E_{e=ij} [||x_i-x_j||^2] / E_{i<j}[||x_i-x_j||^2]

(the ratio of average l_2^2 distance across the edges to the average
l_2^2 distance across all pairs of vertices).

on the other hand, the corresponding relaxation to the balanced separator problem can be written as:

assign a “unit” vector x_i in R^n to each vertex so as to minimize the following ratio:

E_{e=ij} [||x_i-x_j||^2]

such that E_{i<j}[||x_i-x_j||^2] = \Omega(1).

the optimum of this program is the equivalent of \lambda_2 for the balanced separator problem.

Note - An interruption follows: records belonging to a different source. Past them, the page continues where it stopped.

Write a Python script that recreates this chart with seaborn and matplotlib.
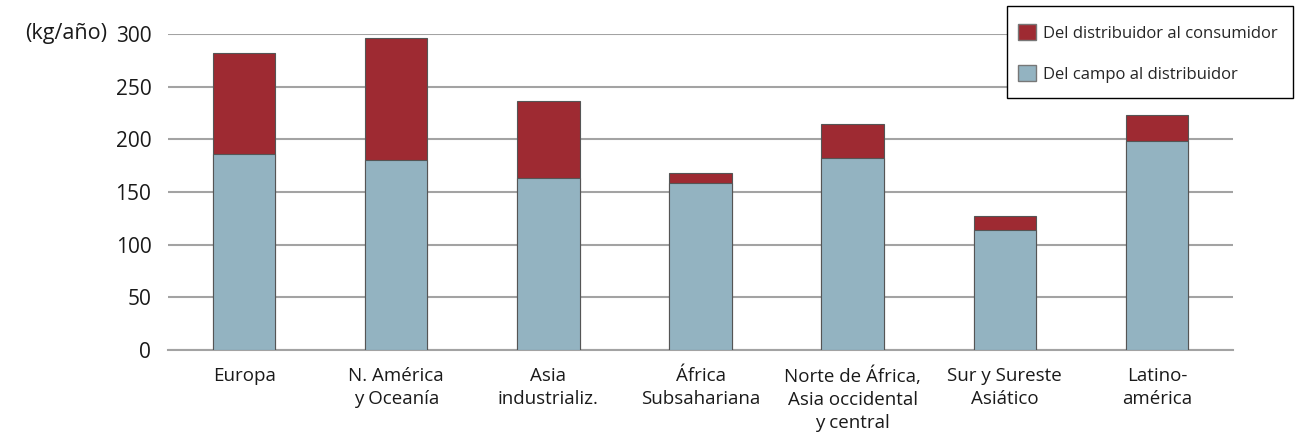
import numpy as np
import pandas as pd
import seaborn as sns
import matplotlib.pyplot as plt
from matplotlib.patches import Patch, Rectangle

regiones = ["Europa", "N. América\ny Oceanía", "Asia\nindustrializ.", "África\nSubsahariana",
            "Norte de África,\nAsia occidental\ny central", "Sur y Sureste\nAsiático", "Latino-\namérica"]
campo_distribuidor = [186, 180, 163, 159, 182, 114, 198]
distribuidor_consumidor = [96, 116, 73, 9, 33, 13, 25]

rojo = "#9e2a32"
azul = "#93b3c1"

df = pd.DataFrame({"region": regiones,
                   "campo": campo_distribuidor,
                   "consumidor": distribuidor_consumidor})
df["total"] = df["campo"] + df["consumidor"]

sns.set_style("white")
plt.rcParams["font.family"] = ["Open Sans", "DejaVu Sans"]

W, H = 1306, 438
fig = plt.figure(figsize=(W / 100, H / 100), dpi=100)
ax = fig.add_axes([168 / W, 1 - 350 / H, (1233 - 168) / W, (350 - 34) / H])

# stacked bars: totals first, lower part drawn over it
sns.barplot(data=df, x="region", y="total", color=rojo, width=0.41, saturation=1,
            edgecolor="#555555", linewidth=0.8, ax=ax, zorder=3)
sns.barplot(data=df, x="region", y="campo", color=azul, width=0.41, saturation=1,
            edgecolor="#555555", linewidth=0.8, ax=ax, zorder=3)

ax.set_ylim(0, 300)
ax.set_xlim(-0.5, len(regiones) - 0.5)
ax.set_yticks(range(0, 301, 50))
ax.yaxis.grid(True, color="#a3a3a3", linewidth=1.5, zorder=0)
ax.set_axisbelow(True)

for s in ["top", "right", "left"]:
    ax.spines[s].set_visible(False)
ax.spines["bottom"].set_color("#a3a3a3")
ax.spines["bottom"].set_linewidth(1.5)

ax.set_xticks(np.arange(len(regiones)))
ax.set_xticklabels(regiones, fontsize=13.5, linespacing=1.36, va="top")
ax.set_xticks(np.arange(-0.5, len(regiones)), minor=True)
ax.tick_params(axis="x", which="major", length=0, pad=12, colors="#1a1a1a")
ax.tick_params(axis="x", which="minor", length=4, width=1.2, color="#a3a3a3", direction="out")
ax.tick_params(axis="y", length=0, pad=12, labelsize=15, colors="#1a1a1a")
ax.set_xlabel("")
ax.set_ylabel("")

fig.text(25 / W, 1 - 34 / H, "(kg/año)", fontsize=15.5, color="#1a1a1a", va="center", ha="left")

# legend box drawn separately so padding can differ horizontally / vertically
fig.patches.append(Rectangle((1007 / W, 1 - 98 / H), (1293 - 1007) / W, (98 - 6) / H,
                             transform=fig.transFigure, facecolor="white", edgecolor="black",
                             linewidth=1.0, zorder=5))
handles = [Patch(facecolor=rojo, edgecolor="#777777", label="Del distribuidor al consumidor"),
           Patch(facecolor=azul, edgecolor="#777777", label="Del campo al distribuidor")]
leg = fig.legend(handles=handles, loc="upper left", bbox_to_anchor=(1018 / W, 1 - 24 / H),
                 frameon=False, fontsize=12, handlelength=1.1, handleheight=1.1,
                 handletextpad=0.4, labelspacing=1.4, borderpad=0, borderaxespad=0)
leg.set_zorder(6)

fig.savefig("out.png", dpi=100)
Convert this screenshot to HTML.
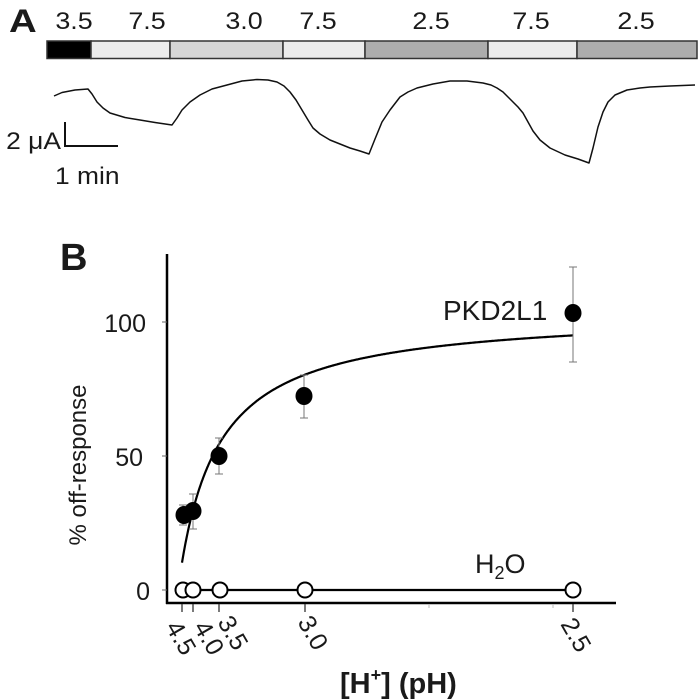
<!DOCTYPE html>
<html><head><meta charset="utf-8"><style>
html,body{margin:0;padding:0;background:#fff;}
svg{display:block;}
text{font-family:"Liberation Sans",Arial,sans-serif;fill:#1a1a1a;}
</style></head><body>
<svg width="700" height="699" viewBox="0 0 700 699" xmlns="http://www.w3.org/2000/svg">
<!-- Panel A -->
<text transform="translate(9,32) scale(1.2,1)" font-size="32" font-weight="bold" fill="#000">A</text>
<g font-size="24">
<text transform="translate(74,29) scale(1.12,1)" text-anchor="middle">3.5</text>
<text transform="translate(147,29) scale(1.12,1)" text-anchor="middle">7.5</text>
<text transform="translate(244,29) scale(1.12,1)" text-anchor="middle">3.0</text>
<text transform="translate(318,29) scale(1.12,1)" text-anchor="middle">7.5</text>
<text transform="translate(431,29) scale(1.12,1)" text-anchor="middle">2.5</text>
<text transform="translate(531,29) scale(1.12,1)" text-anchor="middle">7.5</text>
<text transform="translate(636,29) scale(1.12,1)" text-anchor="middle">2.5</text>
</g>
<g stroke="#333" stroke-width="1.5">
<rect x="47" y="41" width="44" height="17.5" fill="#000"/>
<rect x="91" y="41" width="79" height="17.5" fill="#ececec"/>
<rect x="170" y="41" width="113" height="17.5" fill="#d6d6d6"/>
<rect x="283" y="41" width="82" height="17.5" fill="#ececec"/>
<rect x="365" y="41" width="123" height="17.5" fill="#adadad"/>
<rect x="488" y="41" width="89" height="17.5" fill="#ececec"/>
<rect x="577" y="41" width="120" height="17.5" fill="#adadad"/>
</g>
<path d="M54,96 L62,92.5 L75,90 L88,89 L92,94 L97,102 L103,108 L110,113 L125,117.5 L140,120 L155,122.5 L172,125 L177,118 L182,110 L190,102 L200,95 L212,89 L227,85 L242,81 L257,79.5 L268,80 L277,82 L284,86 L290,92 L296,100 L302,110 L308,120 L313,128 L320,134 L330,140 L340,144 L350,148 L360,151 L369,154 L375,139 L382,122 L390,110 L400,97 L408,92 L417,88 L433,84 L450,81 L467,81 L483,83 L491,85 L497,88 L503,92 L508,97 L513,102 L518,107 L523,113 L528,122 L533,131 L540,140 L550,148 L565,155 L578,159 L589,163 L593,148 L598,127 L603,112 L608,102 L615,95 L627,90 L640,88 L650,87 L670,86 L695,85" fill="none" stroke="#111" stroke-width="1.5" stroke-linejoin="round"/>
<path d="M65,122 L65,146 L118,146" fill="none" stroke="#111" stroke-width="2"/>
<text transform="translate(61,149) scale(1.1,1)" font-size="24" text-anchor="end">2 μA</text>
<text transform="translate(55,184) scale(1.1,1)" font-size="24">1 min</text>

<!-- Panel B -->
<text x="60" y="270" font-size="38" font-weight="bold" fill="#000">B</text>
<line x1="167" y1="254" x2="167" y2="604" stroke="#000" stroke-width="2.5"/>
<line x1="166" y1="603" x2="616" y2="603" stroke="#000" stroke-width="2.5"/>
<g stroke="#666" stroke-width="1">
<line x1="162" y1="322" x2="167" y2="322"/>
<line x1="162" y1="456" x2="167" y2="456"/>
<line x1="162" y1="590" x2="167" y2="590"/>
</g>
<g font-size="25">
<text x="146" y="332" text-anchor="end">100</text>
<text x="143" y="466" text-anchor="end">50</text>
<text x="150" y="600" text-anchor="end">0</text>
</g>
<text transform="translate(86,465) rotate(-90)" font-size="24" text-anchor="middle">% off-response</text>
<g stroke="#333" stroke-width="1.3">
<line x1="182" y1="604" x2="182" y2="612"/>
<line x1="193" y1="604" x2="193" y2="612"/>
<line x1="219" y1="604" x2="219" y2="612"/>
<line x1="305" y1="604" x2="305" y2="612"/>
<line x1="573" y1="604" x2="573" y2="612"/>
</g>
<g stroke="#bbb" stroke-width="1">
<line x1="429" y1="604" x2="429" y2="608"/>
<line x1="553" y1="604" x2="553" y2="608"/>
</g>
<g font-size="25">
<text transform="translate(165,627) rotate(60)">4.5</text>
<text transform="translate(193,627) rotate(60)">4.0</text>
<text transform="translate(217,622) rotate(60)">3.5</text>
<text transform="translate(297,622) rotate(60)">3.0</text>
<text transform="translate(560,624) rotate(60)">2.5</text>
</g>
<text x="340" y="693" font-size="29" font-weight="bold" fill="#111">[H<tspan font-size="18" dy="-12">+</tspan><tspan dy="12">] (pH)</tspan></text>
<path id="fit" d="" fill="none" stroke="#000" stroke-width="2.2"/>
<g stroke="#777" stroke-width="1">
<line x1="183" y1="505" x2="183" y2="525"/><line x1="179" y1="505" x2="187" y2="505"/><line x1="179" y1="525" x2="187" y2="525"/>
<line x1="193" y1="494" x2="193" y2="529"/><line x1="189" y1="494" x2="197" y2="494"/><line x1="189" y1="529" x2="197" y2="529"/>
<line x1="219" y1="438" x2="219" y2="474"/><line x1="215" y1="438" x2="223" y2="438"/><line x1="215" y1="474" x2="223" y2="474"/>
<line x1="304" y1="375" x2="304" y2="418"/><line x1="300" y1="375" x2="308" y2="375"/><line x1="300" y1="418" x2="308" y2="418"/>
<line x1="573" y1="267" x2="573" y2="362"/><line x1="569" y1="267" x2="577" y2="267"/><line x1="569" y1="362" x2="577" y2="362"/>
</g>
<g fill="#000">
<ellipse cx="184" cy="515" rx="8.5" ry="9"/>
<ellipse cx="193" cy="511" rx="8.5" ry="9"/>
<ellipse cx="219" cy="456" rx="8.5" ry="9"/>
<ellipse cx="304" cy="396" rx="8.5" ry="9"/>
<ellipse cx="573" cy="313" rx="8.5" ry="9"/>
</g>
<line x1="183" y1="590" x2="573" y2="590" stroke="#000" stroke-width="2.2"/>
<g fill="#fff" stroke="#000" stroke-width="2">
<circle cx="183" cy="590" r="7.5"/>
<circle cx="193" cy="590" r="7.5"/>
<circle cx="220" cy="590" r="7.5"/>
<circle cx="305" cy="590" r="7.5"/>
<circle cx="573" cy="590" r="7.5"/>
</g>
<text x="443" y="320" font-size="28">PKD2L1</text>
<text x="475" y="573" font-size="27">H<tspan font-size="18" dy="6">2</tspan><tspan dy="-6">O</tspan></text>
</svg>
<script>
(function(){
var d="";var first=true;
for(var H=0.032;H<=3.1623;H+=0.004){
 var v=104*H/(0.30+H);var x=178+124.92*H;var y=589.5-2.675*v;
 d+=(first?"M":"L")+x.toFixed(1)+","+y.toFixed(1)+" ";first=false;}
var H2=3.1623,v2=104*H2/(0.30+H2);d+="L"+(178+124.92*H2).toFixed(1)+","+(589.5-2.675*v2).toFixed(1);
document.getElementById("fit").setAttribute("d",d);
})();
</script>
</body></html>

now suppose that this optima is less than \epsilon. then it is easy to show that there is a balanced cut in the graph which cuts <= O(\sqrt{\epsilon}) fraction of edges: simply pick a random hyperplane cut passing through
the origin.

since E_{e=ij} [||x_i-x_j||^2] <= \epsilon, the probability that a typical edge is cut is O(\sqrt{\epsilon}). here we use the fact that for an edge e=ij, with x_i, x_j being unit vectors with inner product 1-\epsilon/2 are separated with probability at most O(\sqrt{\epsilon}).

the fact that the cut is balanced comes from the fact that on an average two vertices are a constant distance apart.

-nisheeth

2. This is nice stuff. I hate to bug you, but I find this very hard to read. Is there any way of setting the text color to black, do you know?